After 10 attempts, the phone is disabled until a restore, with the user-settable option of erasing the phone in this case.


But it's pretty simple to convert a depth map to a mesh, so I'm not sure how this offers protection. Perhaps the depth maps the developers are given are decently low-res?


Protection from what? You’re willingly pointing a 3D camera at your face and giving a 3rd party permission to use the data. What exactly are you seeking protection from?


Protection from an app developer reading the raw sensor data and unlocking Face ID without you being present.


How? They can't access the secure enclave. If they make a fake 3D mask out of the map identical to your face, it's not going to work either, they've tested that.

This isn't Samsung dumping underbaked technologies on the world. Apple actually puts some thought into these things.


Sure, we know that. Consumers don't know that. Hence the marketing line about developers not having access to the "raw Face ID sensor data".


I think the concern is more around privacy the face data: Apple says they don't store it on their servers or track it, but how good a model of your face can they get from the depth map they get.

E.g., would Snapchat or Facebook now be able to pull a 3d model of the face of all their iPhone X users into their own servers?

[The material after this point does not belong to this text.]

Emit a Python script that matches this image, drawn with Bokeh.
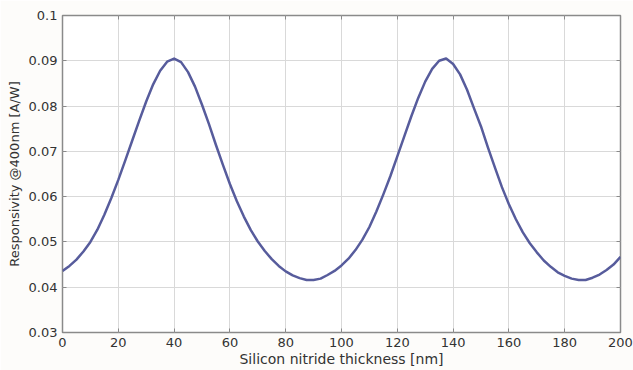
from bokeh.plotting import figure
from bokeh.models import LinearAxis, FixedTicker, CustomJSTickFormatter, Range1d
from bokeh.embed import file_html
from bokeh.resources import INLINE

thickness_nm = [0, 2.5, 5, 7.5, 10, 12.5, 15, 17.5, 20, 22.5, 25, 27.5, 30, 32.5, 35, 37.5,
                40, 42.5, 45, 47.5, 50, 52.5, 55, 57.5, 60, 62.5, 65, 67.5, 70, 72.5, 75, 77.5,
                80, 82.5, 85, 87.5, 90, 92.5, 95, 97.5, 100, 102.5, 105, 107.5, 110, 112.5,
                115, 117.5, 120, 122.5, 125, 127.5, 130, 132.5, 135, 137.5, 140, 142.5, 145,
                147.5, 150, 152.5, 155, 157.5, 160, 162.5, 165, 167.5, 170, 172.5, 175, 177.5,
                180, 182.5, 185, 187.5, 190, 192.5, 195, 197.5, 200]
responsivity = [0.0436, 0.0447, 0.0461, 0.0479, 0.0500, 0.0527, 0.0560, 0.0597, 0.0637, 0.0680,
                0.0724, 0.0768, 0.0810, 0.0848, 0.0878, 0.0898,
                0.0905, 0.0897, 0.0875, 0.0843, 0.0803, 0.0760, 0.0714, 0.0670, 0.0628, 0.0590,
                0.0556, 0.0526, 0.0501, 0.0480, 0.0462, 0.0447,
                0.0435, 0.0426, 0.0420, 0.0416, 0.0416, 0.0419, 0.0427, 0.0436, 0.0448, 0.0463,
                0.0482, 0.0505, 0.0533, 0.0567,
                0.0605, 0.0645, 0.0689, 0.0733, 0.0777, 0.0818, 0.0854, 0.0882, 0.0900, 0.0905,
                0.0893, 0.0870, 0.0836,
                0.0795, 0.0755, 0.0708, 0.0664, 0.0621, 0.0583, 0.0550, 0.0521, 0.0497, 0.0477,
                0.0459, 0.0445, 0.0433,
                0.0425, 0.0419, 0.0416, 0.0416, 0.0421, 0.0428, 0.0438, 0.0450, 0.0467]

x_ticks = [0, 20, 40, 60, 80, 100, 120, 140, 160, 180, 200]
y_ticks = [0.03, 0.04, 0.05, 0.06, 0.07, 0.08, 0.09, 0.1]

FONT = "DejaVu Sans"
TXT = "#333333"
EDGE = "#8a8a8a"

p = figure(width=633, height=370, output_backend="svg", toolbar_location=None,
           x_range=Range1d(0, 200), y_range=Range1d(0.03, 0.1),
           min_border_left=62, min_border_right=13, min_border_top=15, min_border_bottom=38)
p.background_fill_color = "white"
p.border_fill_color = "#fdfcfa"
p.outline_line_color = EDGE
p.outline_line_width = 1.5

p.xgrid.ticker = FixedTicker(ticks=x_ticks)
p.ygrid.ticker = FixedTicker(ticks=y_ticks)
p.grid.grid_line_color = "#d9d9d9"
p.grid.grid_line_width = 1

fmt_y = CustomJSTickFormatter(code="return Number(tick.toFixed(2)).toString();")

def style(ax, labels=True):
    ax.major_tick_in = 4
    ax.major_tick_out = 0
    ax.minor_tick_line_color = None
    ax.major_tick_line_color = EDGE
    ax.axis_line_color = None
    ax.major_label_text_font = FONT
    ax.major_label_text_color = TXT
    ax.major_label_text_font_size = "13px"
    ax.axis_label_text_font = FONT
    ax.axis_label_text_color = TXT
    ax.axis_label_text_font_size = "13px"
    ax.axis_label_text_font_style = "normal"
    if not labels:
        ax.major_label_text_font_size = "1px"
        ax.major_label_text_alpha = 0
        ax.major_label_standoff = 0

p.xaxis.ticker = FixedTicker(ticks=x_ticks)
p.yaxis.ticker = FixedTicker(ticks=y_ticks)
p.yaxis.formatter = fmt_y
p.xaxis.axis_label = "Silicon nitride thickness [nm]"
p.yaxis.axis_label = "Responsivity @400nm [A/W]"
style(p.xaxis[0])
style(p.yaxis[0])
p.xaxis.axis_label_text_font_size = "14px"
p.xaxis.major_label_standoff = 5
p.xaxis.axis_label_standoff = 1
p.yaxis.major_label_standoff = 5
p.yaxis.axis_label_standoff = 4

top = LinearAxis(ticker=FixedTicker(ticks=x_ticks))
right = LinearAxis(ticker=FixedTicker(ticks=y_ticks))
style(top, labels=False)
style(right, labels=False)
p.add_layout(top, "above")
p.add_layout(right, "right")

p.line(thickness_nm, responsivity, line_color="#575c9c", line_width=2.5,
       line_join="round")

open("out.html", "w").write(file_html(p, INLINE))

What is the specific attack vector you're concerned about? How do you imagine one would weaponize the depth map?


The 4 hour rule sounds VERY annoying. It means for example I'll be forced to type my passcode after waking up. So many years of Touch ID will make such a burden UNBEARABLE.


I think that's a misinterpretation. Here is the full quote:

> You’ll also get a passcode request if you haven’t unlocked the phone using a passcode or at all in 6.5 days and if Face ID hasn’t unlocked it in 4 hours.

You already need a password if you haven't used TouchID in 48 hours.

This rule seems to exist to make sure you have to enter your password after about a week if by then you go over 4 hours without using FaceID.

You don't need to use a password any time you go more than 4 hours. I agree that would be insane and would be much stricter than what they apply to TouchID (which they say is less secure).

EDIT: I notice the GP's comment seems to have been edited since the time you posted yours.


I copied the text directly from the article, unedited; it really is just worded poorly (I did the same double-take).


I remember thinking that when I read the article (I totally agree), but I thought you had summarized it earlier instead of a literal copy.

Sorry.


The 6.5 days plus 4 hours rule is the exact same rule we've had with TouchID all along. Nothing changed in that respect.


Once a week. It must be 6.5 days with FaceID-only unlocks AND 4 hours without FaceID unlock.


That's not the way I understand it. I read it as "you'll need the pass if you haven't unlocked with touch id in 6.5 days AND you'll need the pass if you haven't unlocked with face id in 4 hours"


This interpretation is very unlikely, given that it would be redundant with the first bullet point: "If you haven’t used Face ID in 48 hours [...] it will ask for a passcode".

Assuming that Apple engineers aren't stupid, the correct interpretation is "we want people to enter their passwords at least once a week so they don't forget them, but we also don't want to bother them if they're in the middle of something". So yes, once a week, you will be forced to type your password upon waking up.


I read it as "you need to enter your password if you haven't used your phone in a week, but if you use your phone every day, you only have to enter your password after each reboot"


Absolutely unbearable. Borderline inhumane!


It's clearly a typo in the article. It's 48 hours without unlocking with Face ID.


That part was worded in a bit of a clumsy manner I think. It is in combination with not entering the passcode in X many days, as it already is with Touch ID (You may have already experienced this occasionally - waking up and randomly needing to enter your passcode instead of being able to use Touch ID).


This is the same as Touch ID with the exception of the 4 hour rule and that you cannot get any data from the fingerprint sensor at all directly.


Touch ID had the same 4 hour rule. Note that the 4 hours time limit only comes into play if it's been 6.5 days since you last used your passcode. The full rule ensures that you need your passcode approximately once a week, and the 4 hour thing basically just means you won't be surprised with a passcode request 5 minutes after you successfully unlocked it with your face.